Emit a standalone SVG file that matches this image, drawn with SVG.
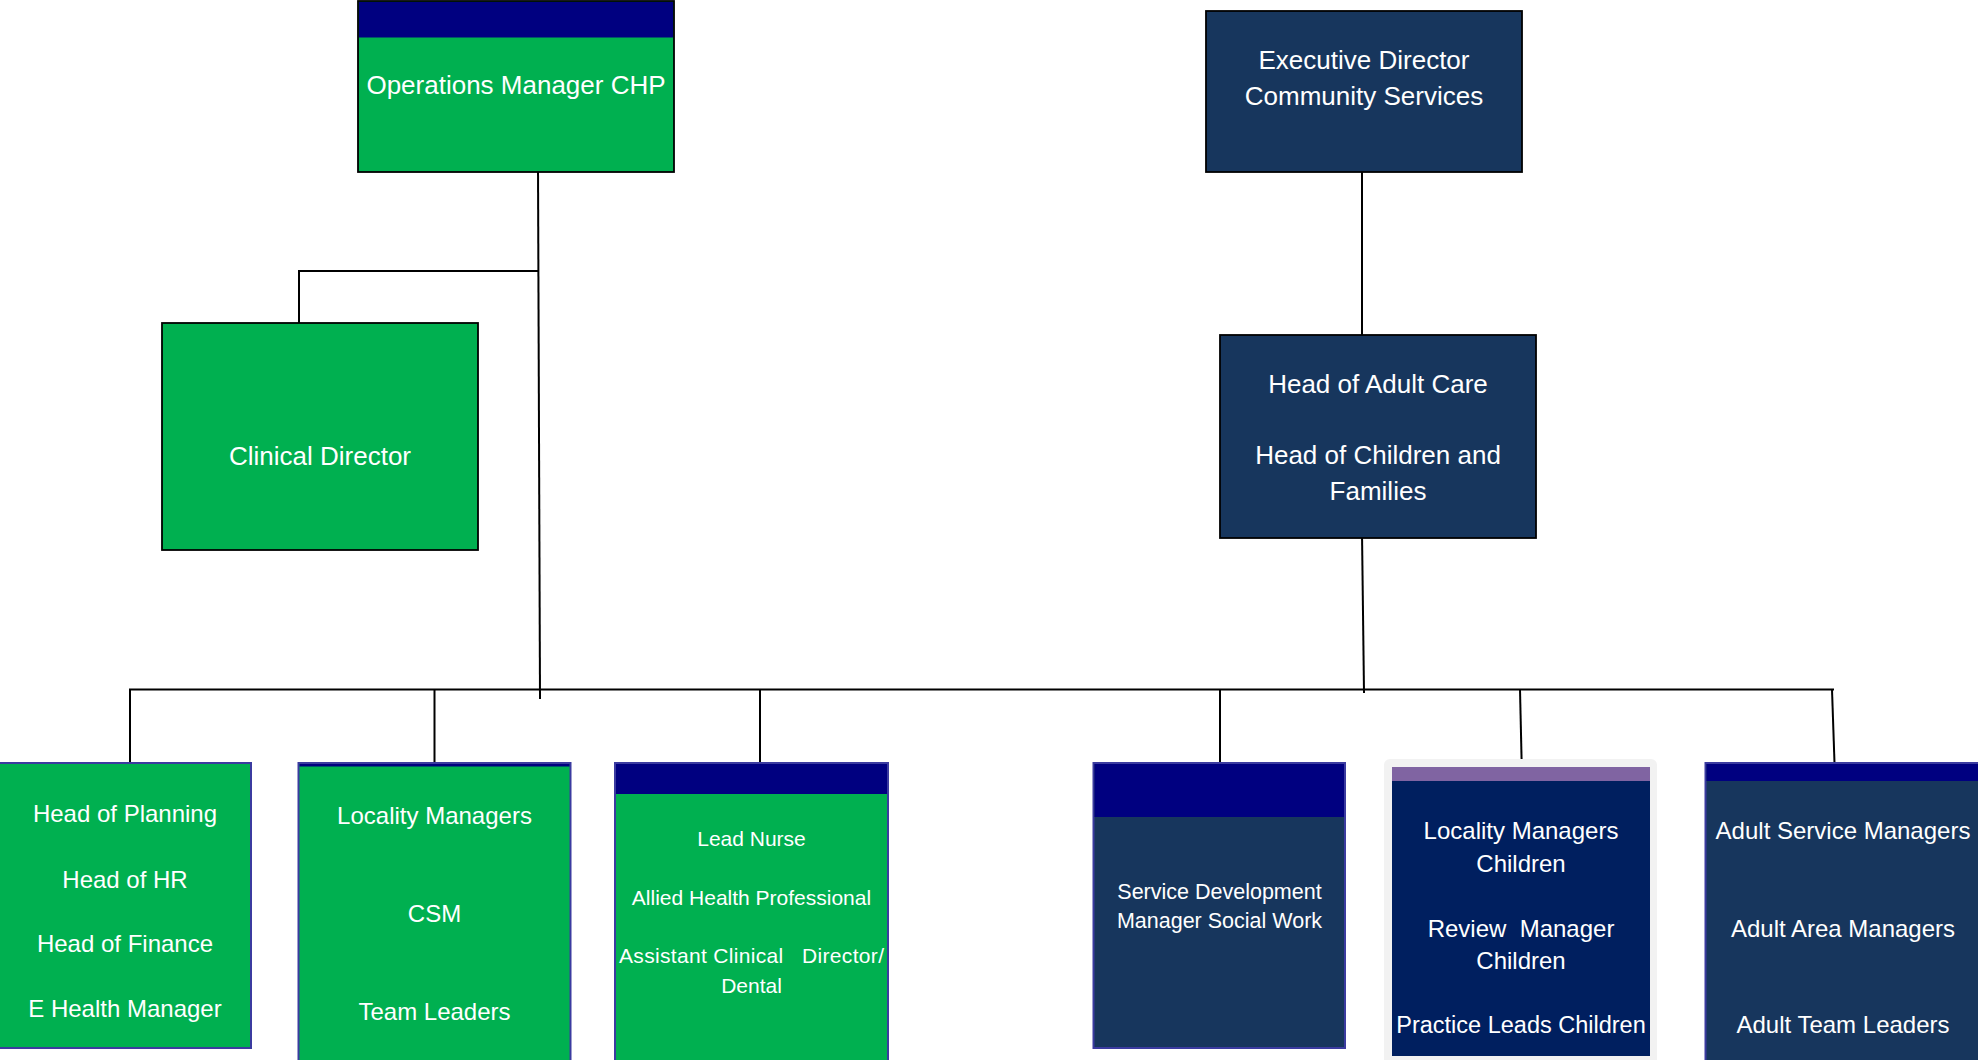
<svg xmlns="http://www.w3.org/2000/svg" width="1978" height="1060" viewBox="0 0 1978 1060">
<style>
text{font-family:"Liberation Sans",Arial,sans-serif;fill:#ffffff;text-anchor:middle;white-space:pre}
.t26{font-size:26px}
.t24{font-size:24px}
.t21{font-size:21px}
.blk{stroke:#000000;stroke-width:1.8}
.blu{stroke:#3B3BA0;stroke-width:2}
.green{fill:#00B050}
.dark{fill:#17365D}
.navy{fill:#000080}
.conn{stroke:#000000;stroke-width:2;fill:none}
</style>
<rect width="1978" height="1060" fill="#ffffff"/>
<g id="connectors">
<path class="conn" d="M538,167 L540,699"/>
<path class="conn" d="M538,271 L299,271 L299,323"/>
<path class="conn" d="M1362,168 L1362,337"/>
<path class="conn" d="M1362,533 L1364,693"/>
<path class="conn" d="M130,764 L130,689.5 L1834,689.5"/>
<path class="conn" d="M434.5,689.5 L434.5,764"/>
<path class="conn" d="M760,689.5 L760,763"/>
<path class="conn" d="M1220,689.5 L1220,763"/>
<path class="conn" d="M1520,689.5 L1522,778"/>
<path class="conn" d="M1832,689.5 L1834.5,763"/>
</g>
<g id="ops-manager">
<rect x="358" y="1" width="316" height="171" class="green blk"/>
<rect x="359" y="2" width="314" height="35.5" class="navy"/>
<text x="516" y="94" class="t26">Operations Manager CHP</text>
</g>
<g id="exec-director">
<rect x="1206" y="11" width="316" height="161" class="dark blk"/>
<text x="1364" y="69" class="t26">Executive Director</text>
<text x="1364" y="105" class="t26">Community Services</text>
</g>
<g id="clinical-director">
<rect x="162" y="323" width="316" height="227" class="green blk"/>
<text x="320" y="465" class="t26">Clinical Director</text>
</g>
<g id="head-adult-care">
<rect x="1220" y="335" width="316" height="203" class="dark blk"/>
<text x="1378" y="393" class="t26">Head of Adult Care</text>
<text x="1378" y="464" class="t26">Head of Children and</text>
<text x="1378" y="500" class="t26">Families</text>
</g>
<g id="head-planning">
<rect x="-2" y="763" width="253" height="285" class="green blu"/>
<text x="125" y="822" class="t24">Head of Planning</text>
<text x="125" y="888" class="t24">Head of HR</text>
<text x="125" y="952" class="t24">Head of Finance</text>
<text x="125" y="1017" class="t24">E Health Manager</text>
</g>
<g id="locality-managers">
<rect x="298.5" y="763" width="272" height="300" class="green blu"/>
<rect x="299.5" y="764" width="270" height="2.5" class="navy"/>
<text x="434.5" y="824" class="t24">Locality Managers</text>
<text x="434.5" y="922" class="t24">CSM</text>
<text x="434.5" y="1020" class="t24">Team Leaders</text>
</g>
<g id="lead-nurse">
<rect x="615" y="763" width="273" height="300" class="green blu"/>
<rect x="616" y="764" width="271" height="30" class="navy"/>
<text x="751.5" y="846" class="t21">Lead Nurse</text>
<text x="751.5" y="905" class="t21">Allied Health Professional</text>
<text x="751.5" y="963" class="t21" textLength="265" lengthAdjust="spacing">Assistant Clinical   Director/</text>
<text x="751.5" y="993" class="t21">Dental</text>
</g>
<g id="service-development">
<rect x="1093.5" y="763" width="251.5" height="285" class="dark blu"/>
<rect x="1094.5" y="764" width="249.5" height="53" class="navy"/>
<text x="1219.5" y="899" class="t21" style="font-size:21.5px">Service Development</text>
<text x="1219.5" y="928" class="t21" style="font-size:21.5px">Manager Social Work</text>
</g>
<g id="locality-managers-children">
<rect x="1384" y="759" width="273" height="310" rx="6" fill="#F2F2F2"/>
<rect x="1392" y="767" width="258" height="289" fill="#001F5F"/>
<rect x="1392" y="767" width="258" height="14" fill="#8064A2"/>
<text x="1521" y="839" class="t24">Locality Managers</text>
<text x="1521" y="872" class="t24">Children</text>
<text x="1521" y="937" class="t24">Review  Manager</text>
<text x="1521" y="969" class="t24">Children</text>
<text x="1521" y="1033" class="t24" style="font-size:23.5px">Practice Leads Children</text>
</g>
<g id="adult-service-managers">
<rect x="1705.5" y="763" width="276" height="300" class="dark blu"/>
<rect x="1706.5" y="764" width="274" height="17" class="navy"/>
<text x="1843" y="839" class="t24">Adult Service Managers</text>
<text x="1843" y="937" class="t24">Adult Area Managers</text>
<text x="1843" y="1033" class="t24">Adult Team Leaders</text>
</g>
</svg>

***

> GIVEN INSTRUCTION:
Extract all the data above exactly, excluding every picture.

> CORRECT OUTPUT:
Emit a standalone SVG file that matches this image, drawn with SVG.
<svg xmlns="http://www.w3.org/2000/svg" width="1978" height="1060" viewBox="0 0 1978 1060">
<style>
text{font-family:"Liberation Sans",Arial,sans-serif;fill:#ffffff;text-anchor:middle;white-space:pre}
.t26{font-size:26px}
.t24{font-size:24px}
.t21{font-size:21px}
.blk{stroke:#000000;stroke-width:1.8}
.blu{stroke:#3B3BA0;stroke-width:2}
.green{fill:#00B050}
.dark{fill:#17365D}
.navy{fill:#000080}
.conn{stroke:#000000;stroke-width:2;fill:none}
</style>
<rect width="1978" height="1060" fill="#ffffff"/>
<g id="connectors">
<path class="conn" d="M538,167 L540,699"/>
<path class="conn" d="M538,271 L299,271 L299,323"/>
<path class="conn" d="M1362,168 L1362,337"/>
<path class="conn" d="M1362,533 L1364,693"/>
<path class="conn" d="M130,764 L130,689.5 L1834,689.5"/>
<path class="conn" d="M434.5,689.5 L434.5,764"/>
<path class="conn" d="M760,689.5 L760,763"/>
<path class="conn" d="M1220,689.5 L1220,763"/>
<path class="conn" d="M1520,689.5 L1522,778"/>
<path class="conn" d="M1832,689.5 L1834.5,763"/>
</g>
<g id="ops-manager">
<rect x="358" y="1" width="316" height="171" class="green blk"/>
<rect x="359" y="2" width="314" height="35.5" class="navy"/>
<text x="516" y="94" class="t26">Operations Manager CHP</text>
</g>
<g id="exec-director">
<rect x="1206" y="11" width="316" height="161" class="dark blk"/>
<text x="1364" y="69" class="t26">Executive Director</text>
<text x="1364" y="105" class="t26">Community Services</text>
</g>
<g id="clinical-director">
<rect x="162" y="323" width="316" height="227" class="green blk"/>
<text x="320" y="465" class="t26">Clinical Director</text>
</g>
<g id="head-adult-care">
<rect x="1220" y="335" width="316" height="203" class="dark blk"/>
<text x="1378" y="393" class="t26">Head of Adult Care</text>
<text x="1378" y="464" class="t26">Head of Children and</text>
<text x="1378" y="500" class="t26">Families</text>
</g>
<g id="head-planning">
<rect x="-2" y="763" width="253" height="285" class="green blu"/>
<text x="125" y="822" class="t24">Head of Planning</text>
<text x="125" y="888" class="t24">Head of HR</text>
<text x="125" y="952" class="t24">Head of Finance</text>
<text x="125" y="1017" class="t24">E Health Manager</text>
</g>
<g id="locality-managers">
<rect x="298.5" y="763" width="272" height="300" class="green blu"/>
<rect x="299.5" y="764" width="270" height="2.5" class="navy"/>
<text x="434.5" y="824" class="t24">Locality Managers</text>
<text x="434.5" y="922" class="t24">CSM</text>
<text x="434.5" y="1020" class="t24">Team Leaders</text>
</g>
<g id="lead-nurse">
<rect x="615" y="763" width="273" height="300" class="green blu"/>
<rect x="616" y="764" width="271" height="30" class="navy"/>
<text x="751.5" y="846" class="t21">Lead Nurse</text>
<text x="751.5" y="905" class="t21">Allied Health Professional</text>
<text x="751.5" y="963" class="t21" textLength="265" lengthAdjust="spacing">Assistant Clinical   Director/</text>
<text x="751.5" y="993" class="t21">Dental</text>
</g>
<g id="service-development">
<rect x="1093.5" y="763" width="251.5" height="285" class="dark blu"/>
<rect x="1094.5" y="764" width="249.5" height="53" class="navy"/>
<text x="1219.5" y="899" class="t21" style="font-size:21.5px">Service Development</text>
<text x="1219.5" y="928" class="t21" style="font-size:21.5px">Manager Social Work</text>
</g>
<g id="locality-managers-children">
<rect x="1384" y="759" width="273" height="310" rx="6" fill="#F2F2F2"/>
<rect x="1392" y="767" width="258" height="289" fill="#001F5F"/>
<rect x="1392" y="767" width="258" height="14" fill="#8064A2"/>
<text x="1521" y="839" class="t24">Locality Managers</text>
<text x="1521" y="872" class="t24">Children</text>
<text x="1521" y="937" class="t24">Review  Manager</text>
<text x="1521" y="969" class="t24">Children</text>
<text x="1521" y="1033" class="t24" style="font-size:23.5px">Practice Leads Children</text>
</g>
<g id="adult-service-managers">
<rect x="1705.5" y="763" width="276" height="300" class="dark blu"/>
<rect x="1706.5" y="764" width="274" height="17" class="navy"/>
<text x="1843" y="839" class="t24">Adult Service Managers</text>
<text x="1843" y="937" class="t24">Adult Area Managers</text>
<text x="1843" y="1033" class="t24">Adult Team Leaders</text>
</g>
</svg>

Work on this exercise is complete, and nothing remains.